**DATA EXCERPT**
▼
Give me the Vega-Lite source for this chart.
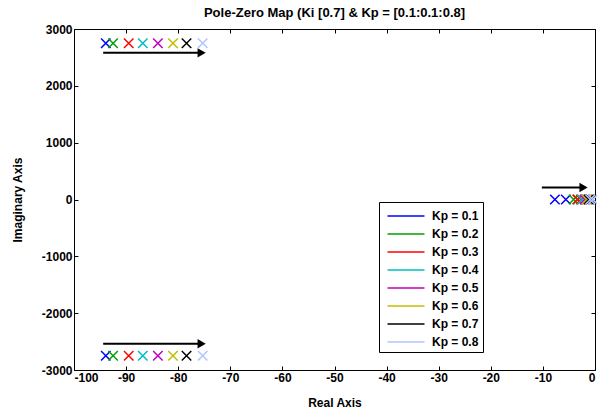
{
  "$schema": "https://vega.github.io/schema/vega-lite/v6.json",
  "width": 521,
  "height": 341,
  "autosize": "none",
  "padding": {"left": 74, "top": 29, "right": 2, "bottom": 45},
  "background": "white",
  "title": {"text": "Pole-Zero Map (Ki [0.7] & Kp = [0.1:0.1:0.8]", "font": "Liberation Sans", "fontSize": 13, "fontWeight": "bold", "color": "black", "offset": 3, "anchor": "middle"},
  "config": {
    "view": {"stroke": "black", "strokeWidth": 1},
    "axis": {"labelFont": "Liberation Sans", "labelFontSize": 12, "labelFontWeight": "bold", "labelColor": "black", "titleFont": "Liberation Sans", "titleFontSize": 12, "titleFontWeight": "bold", "titleColor": "black", "grid": false, "domain": false, "tickColor": "black", "tickSize": -4, "labelPadding": 6}
  },
  "resolve": {"axis": {"x": "independent", "y": "independent"}},
  "datasets": {
    "poles": [
      {"re": -93.9, "im": 2750, "kp": "Kp = 0.1"}, {"re": -93.9, "im": -2750, "kp": "Kp = 0.1"}, {"re": -7.7, "im": 0, "kp": "Kp = 0.1"}, {"re": -5.6, "im": 0, "kp": "Kp = 0.1"},
      {"re": -92.5, "im": 2750, "kp": "Kp = 0.2"}, {"re": -92.5, "im": -2750, "kp": "Kp = 0.2"}, {"re": -4.1, "im": 0, "kp": "Kp = 0.2"}, {"re": -3.3, "im": 0, "kp": "Kp = 0.2"},
      {"re": -89.5, "im": 2750, "kp": "Kp = 0.3"}, {"re": -89.5, "im": -2750, "kp": "Kp = 0.3"}, {"re": -3.4, "im": 0, "kp": "Kp = 0.3"}, {"re": -2.7, "im": 0, "kp": "Kp = 0.3"},
      {"re": -86.8, "im": 2750, "kp": "Kp = 0.4"}, {"re": -86.8, "im": -2750, "kp": "Kp = 0.4"}, {"re": -2.5, "im": 0, "kp": "Kp = 0.4"}, {"re": -1.9, "im": 0, "kp": "Kp = 0.4"},
      {"re": -83.9, "im": 2750, "kp": "Kp = 0.5"}, {"re": -83.9, "im": -2750, "kp": "Kp = 0.5"}, {"re": -2.0, "im": 0, "kp": "Kp = 0.5"}, {"re": -1.5, "im": 0, "kp": "Kp = 0.5"},
      {"re": -81.0, "im": 2750, "kp": "Kp = 0.6"}, {"re": -81.0, "im": -2750, "kp": "Kp = 0.6"}, {"re": -1.6, "im": 0, "kp": "Kp = 0.6"}, {"re": -1.1, "im": 0, "kp": "Kp = 0.6"},
      {"re": -78.4, "im": 2750, "kp": "Kp = 0.7"}, {"re": -78.4, "im": -2750, "kp": "Kp = 0.7"}, {"re": -1.2, "im": 0, "kp": "Kp = 0.7"}, {"re": -0.8, "im": 0, "kp": "Kp = 0.7"},
      {"re": -75.3, "im": 2750, "kp": "Kp = 0.8"}, {"re": -75.3, "im": -2750, "kp": "Kp = 0.8"}, {"re": -0.9, "im": 0, "kp": "Kp = 0.8"}, {"re": -0.4, "im": 0, "kp": "Kp = 0.8"}
    ],
    "arrows": [
      {"x1": -94.4, "x2": -75.5, "y": 2580},
      {"x1": -94.4, "x2": -75.5, "y": -2540},
      {"x1": -10.2, "x2": -2.2, "y": 210}
    ]
  },
  "layer": [
    {
      "mark": {"type": "rule", "color": "#a0a0a0", "strokeWidth": 1},
      "encoding": {"y": {"datum": 0, "type": "quantitative", "axis": null}}
    },
    {
      "data": {"name": "poles"},
      "mark": {"type": "point", "opacity": 0},
      "encoding": {
        "x": {"field": "re", "type": "quantitative", "axis": {"orient": "top", "title": null, "labels": false, "values": [-100, -90, -80, -70, -60, -50, -40, -30, -20, -10, 0]}},
        "y": {"field": "im", "type": "quantitative", "axis": {"orient": "right", "title": null, "labels": false, "values": [-3000, -2000, -1000, 0, 1000, 2000, 3000]}}
      }
    },
    {
      "data": {"name": "poles"},
      "mark": {"type": "point", "shape": "M-1,-1L1,1M1,-1L-1,1", "filled": false, "strokeWidth": 1.5, "size": 90, "opacity": 1},
      "encoding": {
        "x": {"field": "re", "type": "quantitative", "scale": {"domain": [-100, 0], "nice": false, "zero": false}, "axis": {"title": "Real Axis", "values": [-100, -90, -80, -70, -60, -50, -40, -30, -20, -10, 0], "labelExpr": "'' + datum.value", "titlePadding": 14}},
        "y": {"field": "im", "type": "quantitative", "scale": {"domain": [-3000, 3000], "nice": false}, "axis": {"title": "Imaginary Axis", "values": [-3000, -2000, -1000, 0, 1000, 2000, 3000], "labelExpr": "'' + datum.value", "titlePadding": 17}},
        "color": {
          "field": "kp", "type": "nominal",
          "scale": {"domain": ["Kp = 0.1", "Kp = 0.2", "Kp = 0.3", "Kp = 0.4", "Kp = 0.5", "Kp = 0.6", "Kp = 0.7", "Kp = 0.8"], "range": ["#0000ff", "#00a000", "#ff0000", "#00bfbf", "#bf00bf", "#bfbf00", "#000000", "#b0c4ff"]},
          "legend": {"title": null, "orient": "none", "legendX": 305, "legendY": 173, "symbolType": "M-2,0L2,0", "symbolSize": 342, "symbolOffset": 13, "symbolStrokeWidth": 1.5, "labelFont": "Liberation Sans", "labelFontSize": 12, "labelFontWeight": "bold", "labelColor": "black", "labelExpr": "datum.label + ' '", "fillColor": "white", "strokeColor": "black", "padding": 4, "rowPadding": 2, "labelOffset": 16}
        }
      }
    },
    {
      "data": {"name": "arrows"},
      "mark": {"type": "rule", "color": "black", "strokeWidth": 2},
      "encoding": {"x": {"field": "x1", "type": "quantitative", "axis": null}, "x2": {"field": "x2"}, "y": {"field": "y", "type": "quantitative", "axis": null}}
    },
    {
      "data": {"name": "arrows"},
      "mark": {"type": "point", "shape": "triangle-right", "filled": true, "color": "black", "size": 90, "opacity": 1},
      "encoding": {"x": {"field": "x2", "type": "quantitative", "axis": null}, "y": {"field": "y", "type": "quantitative", "axis": null}}
    }
  ]
}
▲
**PROBLEM REQUIREMENTS**
Reproduce the whole listing word for word, setting aside any pictures.

**EXERCISE RESULT**
Give me the Vega-Lite source for this chart.
{
  "$schema": "https://vega.github.io/schema/vega-lite/v6.json",
  "width": 521,
  "height": 341,
  "autosize": "none",
  "padding": {"left": 74, "top": 29, "right": 2, "bottom": 45},
  "background": "white",
  "title": {"text": "Pole-Zero Map (Ki [0.7] & Kp = [0.1:0.1:0.8]", "font": "Liberation Sans", "fontSize": 13, "fontWeight": "bold", "color": "black", "offset": 3, "anchor": "middle"},
  "config": {
    "view": {"stroke": "black", "strokeWidth": 1},
    "axis": {"labelFont": "Liberation Sans", "labelFontSize": 12, "labelFontWeight": "bold", "labelColor": "black", "titleFont": "Liberation Sans", "titleFontSize": 12, "titleFontWeight": "bold", "titleColor": "black", "grid": false, "domain": false, "tickColor": "black", "tickSize": -4, "labelPadding": 6}
  },
  "resolve": {"axis": {"x": "independent", "y": "independent"}},
  "datasets": {
    "poles": [
      {"re": -93.9, "im": 2750, "kp": "Kp = 0.1"}, {"re": -93.9, "im": -2750, "kp": "Kp = 0.1"}, {"re": -7.7, "im": 0, "kp": "Kp = 0.1"}, {"re": -5.6, "im": 0, "kp": "Kp = 0.1"},
      {"re": -92.5, "im": 2750, "kp": "Kp = 0.2"}, {"re": -92.5, "im": -2750, "kp": "Kp = 0.2"}, {"re": -4.1, "im": 0, "kp": "Kp = 0.2"}, {"re": -3.3, "im": 0, "kp": "Kp = 0.2"},
      {"re": -89.5, "im": 2750, "kp": "Kp = 0.3"}, {"re": -89.5, "im": -2750, "kp": "Kp = 0.3"}, {"re": -3.4, "im": 0, "kp": "Kp = 0.3"}, {"re": -2.7, "im": 0, "kp": "Kp = 0.3"},
      {"re": -86.8, "im": 2750, "kp": "Kp = 0.4"}, {"re": -86.8, "im": -2750, "kp": "Kp = 0.4"}, {"re": -2.5, "im": 0, "kp": "Kp = 0.4"}, {"re": -1.9, "im": 0, "kp": "Kp = 0.4"},
      {"re": -83.9, "im": 2750, "kp": "Kp = 0.5"}, {"re": -83.9, "im": -2750, "kp": "Kp = 0.5"}, {"re": -2.0, "im": 0, "kp": "Kp = 0.5"}, {"re": -1.5, "im": 0, "kp": "Kp = 0.5"},
      {"re": -81.0, "im": 2750, "kp": "Kp = 0.6"}, {"re": -81.0, "im": -2750, "kp": "Kp = 0.6"}, {"re": -1.6, "im": 0, "kp": "Kp = 0.6"}, {"re": -1.1, "im": 0, "kp": "Kp = 0.6"},
      {"re": -78.4, "im": 2750, "kp": "Kp = 0.7"}, {"re": -78.4, "im": -2750, "kp": "Kp = 0.7"}, {"re": -1.2, "im": 0, "kp": "Kp = 0.7"}, {"re": -0.8, "im": 0, "kp": "Kp = 0.7"},
      {"re": -75.3, "im": 2750, "kp": "Kp = 0.8"}, {"re": -75.3, "im": -2750, "kp": "Kp = 0.8"}, {"re": -0.9, "im": 0, "kp": "Kp = 0.8"}, {"re": -0.4, "im": 0, "kp": "Kp = 0.8"}
    ],
    "arrows": [
      {"x1": -94.4, "x2": -75.5, "y": 2580},
      {"x1": -94.4, "x2": -75.5, "y": -2540},
      {"x1": -10.2, "x2": -2.2, "y": 210}
    ]
  },
  "layer": [
    {
      "mark": {"type": "rule", "color": "#a0a0a0", "strokeWidth": 1},
      "encoding": {"y": {"datum": 0, "type": "quantitative", "axis": null}}
    },
    {
      "data": {"name": "poles"},
      "mark": {"type": "point", "opacity": 0},
      "encoding": {
        "x": {"field": "re", "type": "quantitative", "axis": {"orient": "top", "title": null, "labels": false, "values": [-100, -90, -80, -70, -60, -50, -40, -30, -20, -10, 0]}},
        "y": {"field": "im", "type": "quantitative", "axis": {"orient": "right", "title": null, "labels": false, "values": [-3000, -2000, -1000, 0, 1000, 2000, 3000]}}
      }
    },
    {
      "data": {"name": "poles"},
      "mark": {"type": "point", "shape": "M-1,-1L1,1M1,-1L-1,1", "filled": false, "strokeWidth": 1.5, "size": 90, "opacity": 1},
      "encoding": {
        "x": {"field": "re", "type": "quantitative", "scale": {"domain": [-100, 0], "nice": false, "zero": false}, "axis": {"title": "Real Axis", "values": [-100, -90, -80, -70, -60, -50, -40, -30, -20, -10, 0], "labelExpr": "'' + datum.value", "titlePadding": 14}},
        "y": {"field": "im", "type": "quantitative", "scale": {"domain": [-3000, 3000], "nice": false}, "axis": {"title": "Imaginary Axis", "values": [-3000, -2000, -1000, 0, 1000, 2000, 3000], "labelExpr": "'' + datum.value", "titlePadding": 17}},
        "color": {
          "field": "kp", "type": "nominal",
          "scale": {"domain": ["Kp = 0.1", "Kp = 0.2", "Kp = 0.3", "Kp = 0.4", "Kp = 0.5", "Kp = 0.6", "Kp = 0.7", "Kp = 0.8"], "range": ["#0000ff", "#00a000", "#ff0000", "#00bfbf", "#bf00bf", "#bfbf00", "#000000", "#b0c4ff"]},
          "legend": {"title": null, "orient": "none", "legendX": 305, "legendY": 173, "symbolType": "M-2,0L2,0", "symbolSize": 342, "symbolOffset": 13, "symbolStrokeWidth": 1.5, "labelFont": "Liberation Sans", "labelFontSize": 12, "labelFontWeight": "bold", "labelColor": "black", "labelExpr": "datum.label + ' '", "fillColor": "white", "strokeColor": "black", "padding": 4, "rowPadding": 2, "labelOffset": 16}
        }
      }
    },
    {
      "data": {"name": "arrows"},
      "mark": {"type": "rule", "color": "black", "strokeWidth": 2},
      "encoding": {"x": {"field": "x1", "type": "quantitative", "axis": null}, "x2": {"field": "x2"}, "y": {"field": "y", "type": "quantitative", "axis": null}}
    },
    {
      "data": {"name": "arrows"},
      "mark": {"type": "point", "shape": "triangle-right", "filled": true, "color": "black", "size": 90, "opacity": 1},
      "encoding": {"x": {"field": "x2", "type": "quantitative", "axis": null}, "y": {"field": "y", "type": "quantitative", "axis": null}}
    }
  ]
}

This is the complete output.